Lessons From a Missing Child

>    The candid photo accidentally taken by tourists of a Moroccan woman walking down a roadside carrying a child on her back who may be Madeleine McCann, the 3-year-old British toddler missing from a Portugal vacation resort since May is heart breaking for several reasons.
    The obvious reason is that if this is the McCann child her trauma, and that of her parents seeing her as she is depicted with strangers,  must be overwhelmingly painful. Having a daughter of my own, I don’t even want to imagine being in such a terrible situation.
    The less obvious reason is that if one thinks about how easily the child in this photo could be Madeleine, or any other unsuspecting child, then one must confront the responsibility we all have for the illegal baby and child slave labor trades worldwide. In a 2006 article by Kristen Lingowitz, she reports on child slave labor as follows:
       “..throughout Asia and South and Central America it has become very
prevalent. Children as young as four years old are being held captive
and forced to do work that the average American would find
inconceivable. Worldwide, there is an estimated 250 million children
between the ages of five and fourteen working in developing countries
around the globe.”
    In addition, the World Health Organization reports that in Asia alone, an estimated 20-40 million children toil in debt servitude.
    Madeleine McCann is not the typical case although, if alive and not found, her fate may be typical. And while she was not born into poverty in a third-world country, or abandoned somewhere to an unknown fate, we can perhaps be the wiser as a result of her tragic experience.
    Madeleine McCann’s parents were vacationing at a Portugal resort when they went to enjoy a dinner with friends elsewhere in the complex, leaving their three small children alone in a hotel room. It was under those circumstances that Madeleine disappeared. While I am not judging the parents for their action, or blaming them for their daughter’s plight, the obvious question arises: Is dinner out with friends worth the risk of placing a child or children at risk for harm?
    Everyone must answer that question for themselves and take responsibility for their decision. I know that when our daughter, now 14, was between the ages of 2 and 5, we never even went out to dinner leaving her with a sitter. We simply didn’t go out. And as she got older, unless she was in summer camp (and with only one exception) we have never vacationed without her.
    This is not to say our approach was correct or the only way to deal with raising a child while finding necessary and independent adult time.
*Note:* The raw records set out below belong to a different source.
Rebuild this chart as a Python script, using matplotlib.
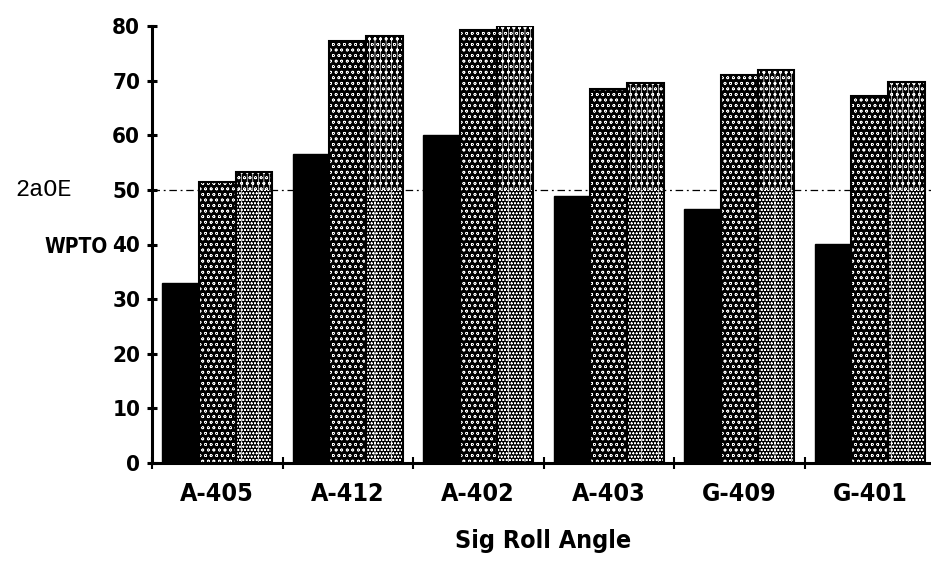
import matplotlib
matplotlib.use('Agg')
import matplotlib.pyplot as plt
import numpy as np

# values
categories = ['A-405', 'A-412', 'A-402', 'A-403', 'G-409', 'G-401']
solid_vals = [33.0, 56.6, 60.1, 48.8, 46.5, 40.1]
dark_vals = [51.5, 77.3, 79.2, 68.4, 71.1, 67.1]
light_vals = [53.2, 78.2, 80.0, 69.5, 72.0, 69.8]
ref_level = 50
ref_label = '2aOE'
y_ticks = [0, 10, 20, 30, 40, 50, 60, 70, 80]

plt.rcParams['hatch.linewidth'] = 0.45
narrow = dict(family=['Liberation Sans Narrow', 'DejaVu Sans'],
              fontweight='bold', fontstretch='condensed')

W, H = 931, 567
fig = plt.figure(figsize=(W / 100, H / 100), dpi=100)
ax = fig.add_axes([152 / W, 104 / H, 6 * 130.5 / W, 437 / H])

x = np.arange(len(categories))
bw = 0.281

# solid black bars
ax.bar(x - bw, solid_vals, bw, color='black', edgecolor='black', linewidth=1, zorder=3)

# dark dotted bars
ax.bar(x, dark_vals, bw, color='black', edgecolor='white', hatch='ooo', linewidth=0, zorder=3)
ax.bar(x, dark_vals, bw, fill=False, edgecolor='black', linewidth=1.5, zorder=4)

# light bars: streaky texture above the reference line, denser below
ax.bar(x + bw, light_vals, bw, color='black', edgecolor='white', hatch='|||ooo', linewidth=0, zorder=3)
low = np.minimum(light_vals, ref_level)
ax.bar(x + bw, low, bw, color='black', edgecolor='white', hatch='|ooooo', linewidth=0, zorder=3)
ax.bar(x + bw, light_vals, bw, fill=False, edgecolor='black', linewidth=1.5, zorder=4)

# reference line
ax.axhline(ref_level, color='black', linewidth=0.9, linestyle=(0, (6, 3, 1.5, 3)), zorder=1)

ax.set_xlim(-0.5, len(categories) - 0.5)
ax.set_ylim(0, 80)

for s in ['top', 'right']:
    ax.spines[s].set_visible(False)
for s in ['left', 'bottom']:
    ax.spines[s].set_linewidth(2.2)

ax.set_yticks(y_ticks)
ax.set_yticklabels([str(v) for v in y_ticks], fontsize=16, **narrow)
ax.tick_params(axis='y', direction='inout', length=7, width=2.2, pad=5)

ax.set_xticks(np.arange(len(categories) + 1) - 0.5)
ax.set_xticklabels([])
ax.tick_params(axis='x', which='major', direction='inout', length=9, width=1.5)
ax.set_xticks(x, minor=True)
ax.set_xticklabels(categories, minor=True, fontsize=18, **narrow)
ax.tick_params(axis='x', which='minor', length=0, pad=14)

fig.text(108 / W, 1 - 247 / H, 'WPTO', ha='right', va='center', fontsize=15, **narrow)
fig.text(44 / W, 1 - 190 / H, ref_label, ha='center', va='center', fontsize=17,
         family='Liberation Mono')
fig.text(543 / W, 1 - 541 / H, 'Sig Roll Angle', ha='center', va='center', fontsize=18, **narrow)

fig.savefig('out.png', dpi=100)
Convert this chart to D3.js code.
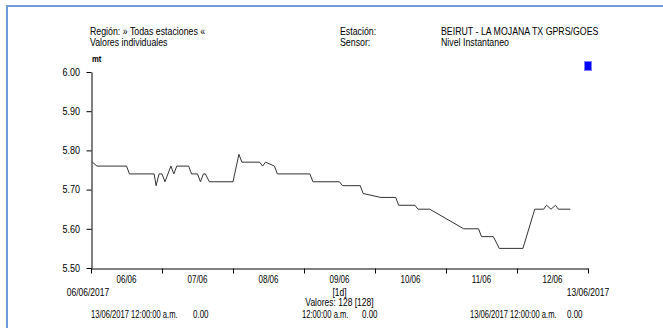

But it is to say that once one makes the decision to bring a life into this world, there begins a stage wherein there’s little room for ego gratification and self-indulgence…and even less room for a margin of error in regard to the child’s safety and wellbeing.
    When we were adopting our daughter, my husband (who had been  married previously and raised two sons) told me that “once we have a child, there will be no time for us.” I listened. But somewhere I thought he was saying there would be less time for us. I simply could not believe there would be no time.
    It’s 12 years later and he was, literally, correct. There is no time because raising a child is a full time job if you want to do it right…or even try to. Romantic dinners, adult only vacations and private time, while nice and perhaps even necessary, need to be re-prioritized to a lesser degree of importance where the safety and well being of the child is not compromised.
   
My heart goes out to Madeleine McCann and her family. My heart goes out as well to every child suffering under the weight of neglect and abuse. We should all be pained as members of the human race for those millions of children worldwide that are the object of greed and cruelty.
    We can do something about it one child at a time by refocusing our priorities on what matters. What matters is our responsibility to the children and the possibilities for the future.
    What we know for sure is…the children are the future.